Among the services in line to be funded were electronic diagnosis reporting for children with cancer and their families; assistance to populations with chronic diseases to reduce their tobacco use and obesity; home-based services for aging veterans; and lower-cost alternatives for people with Alzheimer's disease.

The effect of Hann's letter is to hold up and possibly jeopardize the grants, Dayton said. He said he would resubmit the request under an "urgency" clause to get around Hann's objections.

Dayton called Hann's action an "outrageous abuse of an individual legislator's power.'' He said in the decade that such authority has existed, he knows of no other case where a legislator took such action.

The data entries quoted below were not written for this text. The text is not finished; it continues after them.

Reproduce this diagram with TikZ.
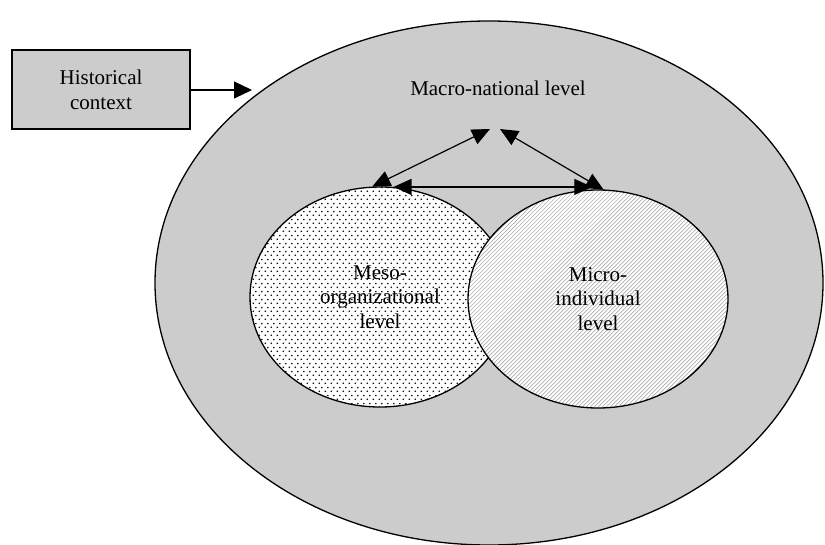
\documentclass[tikz,border=0pt]{standalone}
\usepackage{fontspec}
\setmainfont{Liberation Serif}
\usepackage{tikz}
\usetikzlibrary{shapes.geometric,arrows.meta,positioning,patterns,patterns.meta}
\usepackage{xcolor}
\definecolor{lvlgray}{RGB}{204,204,204}

% staggered dot fill for the meso level
\pgfdeclarepatternformonly{mesodots}{\pgfpointorigin}{\pgfpoint{6pt}{8pt}}{\pgfpoint{6pt}{8pt}}{
  \pgfpathcircle{\pgfpoint{1.5pt}{2pt}}{0.95pt}
  \pgfpathcircle{\pgfpoint{4.5pt}{6pt}}{0.95pt}
  \pgfusepath{fill}
}

\begin{document}
\begin{tikzpicture}[
  x=1pt, y=-1pt,
  level/.style={ellipse, draw=black, line width=1.3pt, inner sep=0pt,
                align=center, font=\fontsize{21}{24.5}\selectfont},
  box/.style={rectangle, draw=black, line width=1.1pt, fill=lvlgray,
              minimum width=178pt, minimum height=79pt, align=center,
              font=\fontsize{21}{25}\selectfont},
  arrow/.style={-{Triangle[length=18pt, width=17pt]}, line width=1.2pt},
  dblarrow/.style={{Triangle[length=18pt, width=16pt]}-{Triangle[length=18pt, width=16pt]},
                   line width=1.2pt},
]
\useasboundingbox (0,0) rectangle (825,545);

%% Outer level
\node[level, fill=lvlgray, minimum width=668pt, minimum height=524pt] (macro) at (489,283) {};
\node[font=\fontsize{21}{25}\selectfont] (macrolbl) at (498,88) {Macro-national level};

%% Inner levels
\node[level, minimum width=260pt, minimum height=220pt, preaction={fill=white},
      pattern=mesodots] (meso) at (380,297) {Meso-\\organizational\\level};
\node[level, minimum width=260pt, minimum height=218pt, preaction={fill=white},
      pattern={Lines[angle=45, distance=2.83pt, line width=0.5pt]}, pattern color=gray!75]
      (micro) at (598,299) {Micro-\\individual\\level};

%% Context box
\node[box] (hist) at (101,89.5) {Historical\\context};
\coordinate (histend) at (252,90);
\coordinate (apexL) at (490,129);
\coordinate (apexR) at (500,129);

%% Arrows
\draw[arrow] (hist.east |- histend) -- (histend);
\draw[dblarrow] (meso.94) -- (apexL);
\draw[dblarrow] (apexR) -- (micro.87);
\draw[dblarrow] (meso.83) -- (micro.93 |- meso.83);
\end{tikzpicture}
\end{document}
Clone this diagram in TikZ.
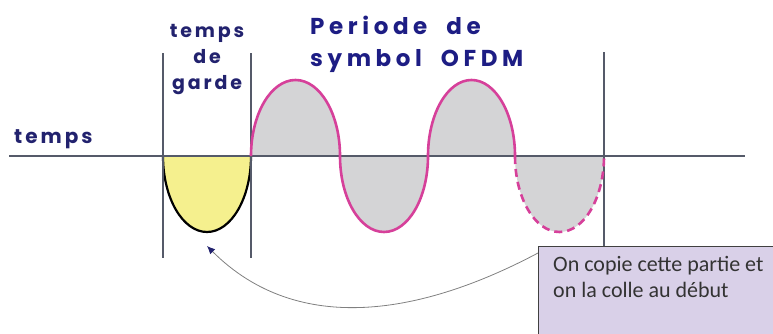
\documentclass[tikz,border=0pt]{standalone}
\usepackage{fontspec}
\newfontfamily\comic{Poppins}[LetterSpace=15]
\newfontfamily\comicwide{Poppins}[LetterSpace=20,WordSpace=2]
\newfontfamily\notefont{Carlito}
\usetikzlibrary{arrows.meta,positioning}
\definecolor{inkblue}{RGB}{34,34,110}
\definecolor{wavepink}{RGB}{214,64,154}
\definecolor{humpgray}{RGB}{212,212,214}
\definecolor{guardyellow}{RGB}{245,240,142}
\definecolor{notefill}{RGB}{217,208,232}
\definecolor{axisgray}{RGB}{85,90,105}

\begin{document}
\begin{tikzpicture}[x=1pt,y=1pt,
  lbl/.style={font=\comic\bfseries\fontsize{20}{26}\selectfont,text=inkblue,inner sep=0pt},
  wave/.style={draw=wavepink,line width=2.6pt},
  rule/.style={draw=axisgray,line width=1.2pt},
  edge/.style={-{Latex[length=8pt,width=7pt,color=inkblue]},draw=gray,thick}]
\useasboundingbox (0,0) rectangle (773,334);
% grey lobes of the OFDM symbol
\fill[humpgray] (251,178) arc[start angle=180,end angle=0,x radius=44.5,y radius=76]
  arc[start angle=180,end angle=360,x radius=44,y radius=76]
  arc[start angle=180,end angle=0,x radius=43.5,y radius=76]
  arc[start angle=180,end angle=360,x radius=44.5,y radius=76] -- cycle;
% guard interval
\filldraw[fill=guardyellow,draw=black,line width=2.2pt]
  (163,178) arc[start angle=180,end angle=360,x radius=44,y radius=76];
\draw[rule] (9,178) -- (745,178);
\draw[rule] (163,76) -- (163,281);
\draw[rule] (251,76) -- (251,281);
\draw[rule] (604,88) -- (604,282);
\draw[wave] (251,178) arc[start angle=180,end angle=0,x radius=44.5,y radius=76]
  arc[start angle=180,end angle=360,x radius=44,y radius=76]
  arc[start angle=180,end angle=0,x radius=43.5,y radius=76];
\draw[wave,dash pattern=on 8pt off 5pt]
  (515,178) arc[start angle=180,end angle=360,x radius=44.5,y radius=76];
% labels
\node[lbl,anchor=base west] (temps) at (14,190) {temps};
\node[lbl,font=\comic\bfseries\fontsize{19}{26}\selectfont,align=center,anchor=base] (garde) at (207,244) {temps\\de\\garde};
\node[lbl,font=\comicwide\bfseries\fontsize{23}{32}\selectfont,text=inkblue!85!blue,align=left,anchor=base west] (periode) at (310,267) {Periode de\\symbol OFDM};
\node[draw=black!75,fill=notefill,line width=1pt,anchor=north west,
  minimum width=245,minimum height=100] (note) at (538,88) {};
\node[font=\notefont\fontsize{22}{26}\selectfont,text=black!80,align=left,
  inner sep=0pt,anchor=base west] (notetext)
  at ([xshift=15pt,yshift=-52pt]note.north west) {On copie cette partie et\\on la colle au début};
\coordinate (tip) at (207,88);
\draw[edge] ([yshift=-7pt]note.north west) to[out=208,in=-45] (tip);
\end{tikzpicture}
\end{document}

It was not clear that the funds would be stopped or merely delayed from reaching the state. The commissioners of health and human services said the programs to be funded do not create additional expenses or commitments for the state.

Hann put the total value of the grants at $60 million over three years, and said he wants to subject them to further review because the information provided to the Legislature has been vague. He said he is acting within the law and was assured by state officials that his action would affect no direct services to individuals.

He said Dayton's "personal attack" was troubling. "The governor should retract the comments and apologize,'' Hann said, and defended the Legislature's prerogative to scrutinize such grants.